— START OF DATASET SECTION —
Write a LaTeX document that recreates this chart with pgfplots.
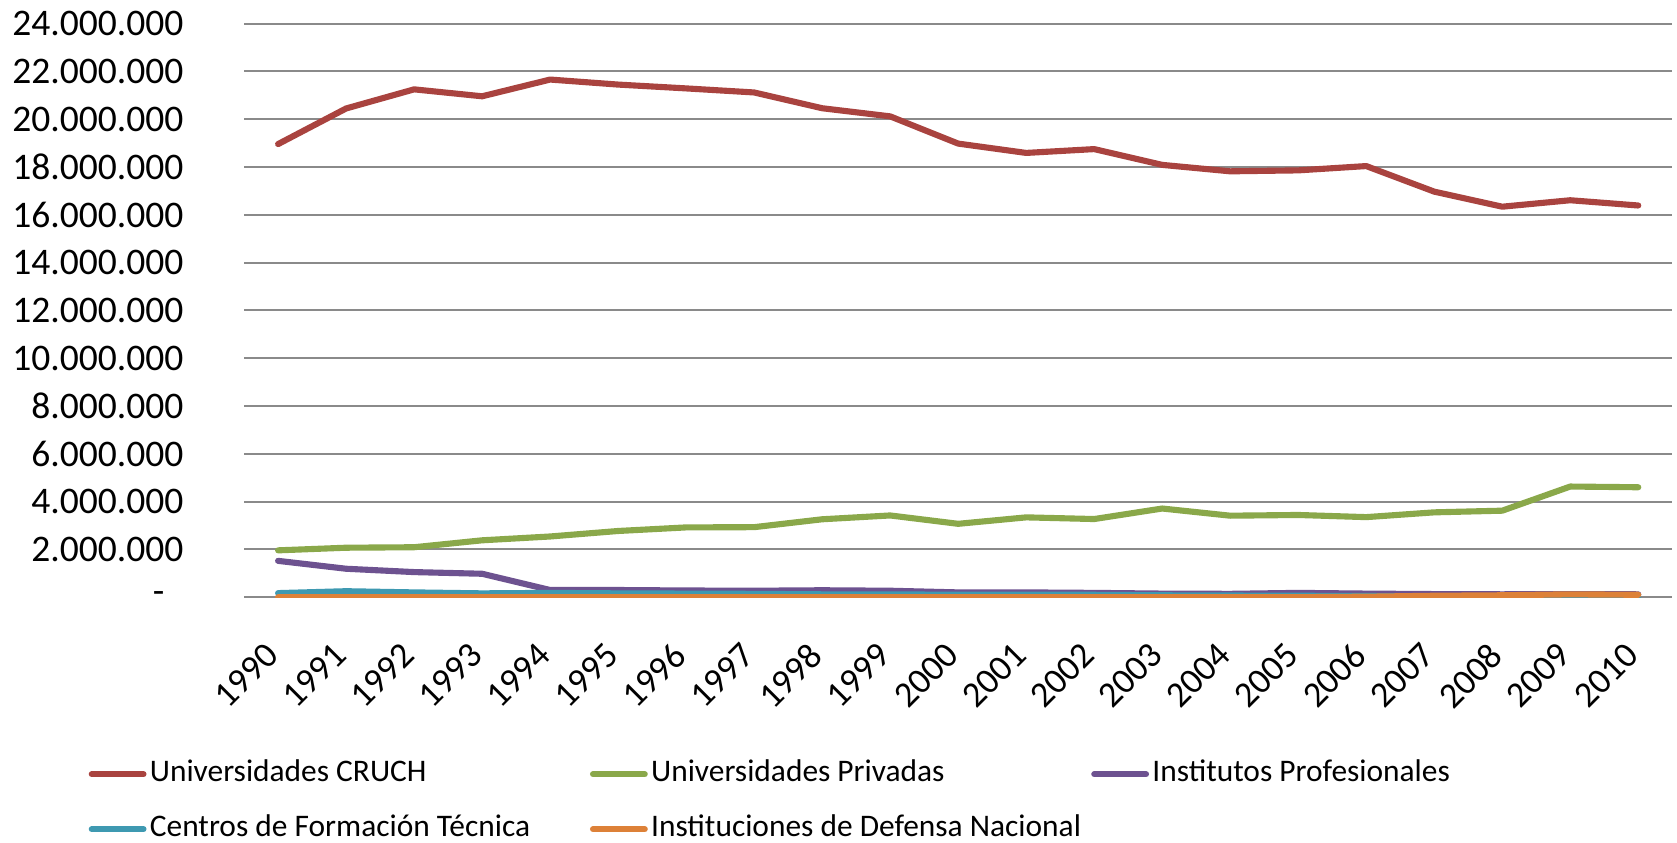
\documentclass[border=0pt]{standalone}
\usepackage{fontspec}
\setmainfont{Carlito}
\usepackage{pgfplots}
\usepackage{pgfplotstable}
\pgfplotsset{compat=1.18}
\definecolor{cruch}{HTML}{A9433F}
\definecolor{priv}{HTML}{8AA84A}
\definecolor{ip}{HTML}{6D5290}
\definecolor{cft}{HTML}{3E99B1}
\definecolor{def}{HTML}{DD8138}
\definecolor{gridc}{HTML}{8A8A8A}
\pgfplotstableread{
year cruch priv ip cft def
1990 18960000 1960000 1520000 170000 0
1991 20450000 2070000 1190000 250000 0
1992 21250000 2090000 1050000 200000 0
1993 20960000 2380000 980000 160000 0
1994 21660000 2540000 300000 180000 0
1995 21450000 2770000 300000 160000 0
1996 21290000 2920000 280000 150000 0
1997 21120000 2930000 270000 140000 0
1998 20460000 3260000 290000 120000 0
1999 20120000 3420000 270000 120000 0
2000 18980000 3070000 200000 100000 0
2001 18590000 3340000 200000 100000 0
2002 18750000 3270000 180000 100000 0
2003 18090000 3710000 150000 80000 0
2004 17820000 3410000 140000 70000 0
2005 17860000 3440000 180000 60000 0
2006 18040000 3350000 150000 50000 20000
2007 16970000 3550000 130000 30000 60000
2008 16340000 3620000 120000 20000 80000
2009 16610000 4630000 130000 20000 120000
2010 16390000 4600000 120000 10000 100000
}\datatable
\begin{document}
\begin{tikzpicture}
\useasboundingbox (-87.8pt,-88.1pt) rectangle (515.4pt,214.8pt);
\begin{axis}[
  at={(0pt,0pt)}, anchor=south west,
  width=513.7pt, height=206.3pt, scale only axis,
  xmin=1989.5, xmax=2010.5, ymin=0, ymax=24000000,
  xtick={1990,1991,1992,1993,1994,1995,1996,1997,1998,1999,2000,2001,2002,2003,2004,2005,2006,2007,2008,2009,2010},
  xticklabels={1990,1991,1992,1993,1994,1995,1996,1997,1998,1999,2000,2001,2002,2003,2004,2005,2006,2007,2008,2009,2010},
  ytick={0,2000000,4000000,6000000,8000000,10000000,12000000,14000000,16000000,18000000,20000000,22000000,24000000},
  yticklabels={-\hphantom{0},2.000.000,4.000.000,6.000.000,8.000.000,10.000.000,12.000.000,14.000.000,16.000.000,18.000.000,20.000.000,22.000.000,24.000.000},
  scaled y ticks=false,
  axis line style={draw=none},
  tick style={draw=none},
  ymajorgrids,
  grid style={draw=gridc, line width=0.75pt},
  yticklabel style={font=\fontsize{13.5}{15}\selectfont, xshift=-18.3pt, anchor=east},
  xticklabel style={font=\fontsize{13}{15}\selectfont, inner sep=0pt, xshift=-2pt, yshift=-18.7pt, rotate=45, anchor=east},
  every axis plot/.append style={line width=2.2pt, line join=round, line cap=round},
  legend columns=3,
  legend cell align=left,
  legend style={draw=none, fill=none, at={(-0.1088,-0.282)}, anchor=north west,
    font=\fontsize{11.3}{13}\selectfont, inner sep=0pt, outer sep=0pt,
    column sep=0pt, row sep=8.8pt,
    nodes={inner sep=0pt, text height=8pt, text depth=3pt}},
  legend image code/.code={\draw[#1, line width=2.2pt, line cap=round] (0pt,0pt) -- (18.6pt,0pt);},
]
\addplot[cruch] table[x=year, y=cruch] {\datatable};
\addlegendentry{\hspace{1.2pt}\makebox[158.3pt][l]{Universidades CRUCH}}
\addplot[priv] table[x=year, y=priv] {\datatable};
\addlegendentry{\hspace{1.2pt}\makebox[158.3pt][l]{Universidades Privadas}}
\addplot[ip] table[x=year, y=ip] {\datatable};
\addlegendentry{\hspace{1.2pt}\makebox[158.3pt][l]{Institutos Profesionales}}
\addplot[cft] table[x=year, y=cft] {\datatable};
\addlegendentry{\hspace{1.2pt}\makebox[158.3pt][l]{Centros de Formación Técnica}}
\addplot[def] table[x=year, y=def] {\datatable};
\addlegendentry{\hspace{1.2pt}\makebox[158.3pt][l]{Instituciones de Defensa Nacional}}
\end{axis}
\end{tikzpicture}
\end{document}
— END OF DATASET SECTION —
**EXERCISE INSTRUCTIONS:** Except for the pictures, reproduce every line exactly.

**ANSWER TO THIS EXERCISE:**
Write a LaTeX document that recreates this chart with pgfplots.
\documentclass[border=0pt]{standalone}
\usepackage{fontspec}
\setmainfont{Carlito}
\usepackage{pgfplots}
\usepackage{pgfplotstable}
\pgfplotsset{compat=1.18}
\definecolor{cruch}{HTML}{A9433F}
\definecolor{priv}{HTML}{8AA84A}
\definecolor{ip}{HTML}{6D5290}
\definecolor{cft}{HTML}{3E99B1}
\definecolor{def}{HTML}{DD8138}
\definecolor{gridc}{HTML}{8A8A8A}
\pgfplotstableread{
year cruch priv ip cft def
1990 18960000 1960000 1520000 170000 0
1991 20450000 2070000 1190000 250000 0
1992 21250000 2090000 1050000 200000 0
1993 20960000 2380000 980000 160000 0
1994 21660000 2540000 300000 180000 0
1995 21450000 2770000 300000 160000 0
1996 21290000 2920000 280000 150000 0
1997 21120000 2930000 270000 140000 0
1998 20460000 3260000 290000 120000 0
1999 20120000 3420000 270000 120000 0
2000 18980000 3070000 200000 100000 0
2001 18590000 3340000 200000 100000 0
2002 18750000 3270000 180000 100000 0
2003 18090000 3710000 150000 80000 0
2004 17820000 3410000 140000 70000 0
2005 17860000 3440000 180000 60000 0
2006 18040000 3350000 150000 50000 20000
2007 16970000 3550000 130000 30000 60000
2008 16340000 3620000 120000 20000 80000
2009 16610000 4630000 130000 20000 120000
2010 16390000 4600000 120000 10000 100000
}\datatable
\begin{document}
\begin{tikzpicture}
\useasboundingbox (-87.8pt,-88.1pt) rectangle (515.4pt,214.8pt);
\begin{axis}[
  at={(0pt,0pt)}, anchor=south west,
  width=513.7pt, height=206.3pt, scale only axis,
  xmin=1989.5, xmax=2010.5, ymin=0, ymax=24000000,
  xtick={1990,1991,1992,1993,1994,1995,1996,1997,1998,1999,2000,2001,2002,2003,2004,2005,2006,2007,2008,2009,2010},
  xticklabels={1990,1991,1992,1993,1994,1995,1996,1997,1998,1999,2000,2001,2002,2003,2004,2005,2006,2007,2008,2009,2010},
  ytick={0,2000000,4000000,6000000,8000000,10000000,12000000,14000000,16000000,18000000,20000000,22000000,24000000},
  yticklabels={-\hphantom{0},2.000.000,4.000.000,6.000.000,8.000.000,10.000.000,12.000.000,14.000.000,16.000.000,18.000.000,20.000.000,22.000.000,24.000.000},
  scaled y ticks=false,
  axis line style={draw=none},
  tick style={draw=none},
  ymajorgrids,
  grid style={draw=gridc, line width=0.75pt},
  yticklabel style={font=\fontsize{13.5}{15}\selectfont, xshift=-18.3pt, anchor=east},
  xticklabel style={font=\fontsize{13}{15}\selectfont, inner sep=0pt, xshift=-2pt, yshift=-18.7pt, rotate=45, anchor=east},
  every axis plot/.append style={line width=2.2pt, line join=round, line cap=round},
  legend columns=3,
  legend cell align=left,
  legend style={draw=none, fill=none, at={(-0.1088,-0.282)}, anchor=north west,
    font=\fontsize{11.3}{13}\selectfont, inner sep=0pt, outer sep=0pt,
    column sep=0pt, row sep=8.8pt,
    nodes={inner sep=0pt, text height=8pt, text depth=3pt}},
  legend image code/.code={\draw[#1, line width=2.2pt, line cap=round] (0pt,0pt) -- (18.6pt,0pt);},
]
\addplot[cruch] table[x=year, y=cruch] {\datatable};
\addlegendentry{\hspace{1.2pt}\makebox[158.3pt][l]{Universidades CRUCH}}
\addplot[priv] table[x=year, y=priv] {\datatable};
\addlegendentry{\hspace{1.2pt}\makebox[158.3pt][l]{Universidades Privadas}}
\addplot[ip] table[x=year, y=ip] {\datatable};
\addlegendentry{\hspace{1.2pt}\makebox[158.3pt][l]{Institutos Profesionales}}
\addplot[cft] table[x=year, y=cft] {\datatable};
\addlegendentry{\hspace{1.2pt}\makebox[158.3pt][l]{Centros de Formación Técnica}}
\addplot[def] table[x=year, y=def] {\datatable};
\addlegendentry{\hspace{1.2pt}\makebox[158.3pt][l]{Instituciones de Defensa Nacional}}
\end{axis}
\end{tikzpicture}
\end{document}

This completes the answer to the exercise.